Costs. There are many costs of attending a private institution, not all of them financially based. Smaller institutions suffer systematically because they are designed to be an independent community in and of themselves. This means that when one system fails, be it electricity, wireless, husbandry maintenance, or dining services, the entire entity collapses. In larger campuses, there are alternative generators, circuit boards, or other locations to eat, so that if one system fails, the entire campus can continue to operate effectively.

Other costs associated with private institutions are, of course, the financial ones. This is similar in concept to any expensive or high-end brand name:  you are paying for the name. You are paying for the recognition and the ability to brag about which school you went to solely based on the institution’s reputation in the rest of society. No one likes paying the money, but it’s literally the “price you pay” for a good education at a good private school.

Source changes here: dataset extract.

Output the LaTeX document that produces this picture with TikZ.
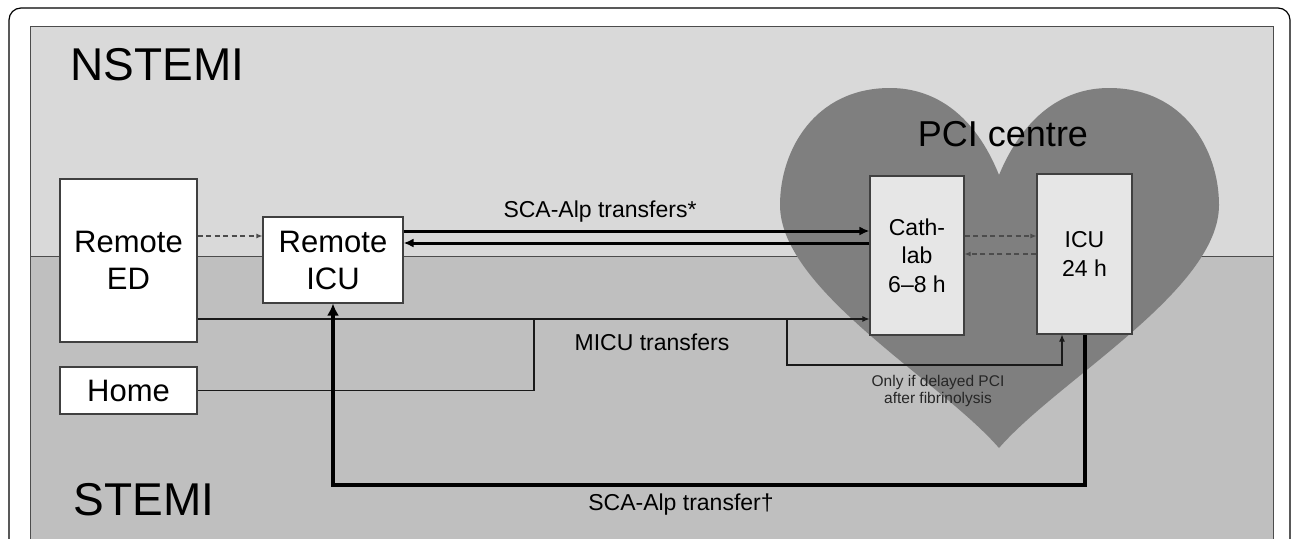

As mentioned in Part I, our higher employment rates relative to larger schools due to our lower population, we also have a lower retention rate due to our lower population. If ten students leave a class of 3,000 students, there is not so much surprise or hassle. If ten students leave a class of only 100 students, that is quite a serious difference. I don’t know our particular retention rates, but I do know that the lower population numbers of smaller schools most definitely result in lower retention rates because of the relative comparison to larger schools.

 

This concludes the two-part series of Private Institutions. I feel much better, now. I will continue to post based on useful and valuable books that I am reading. This was just a thought which occurred to me, and you know how those pesky thoughts can be; they have to be addressed or they just will not go away!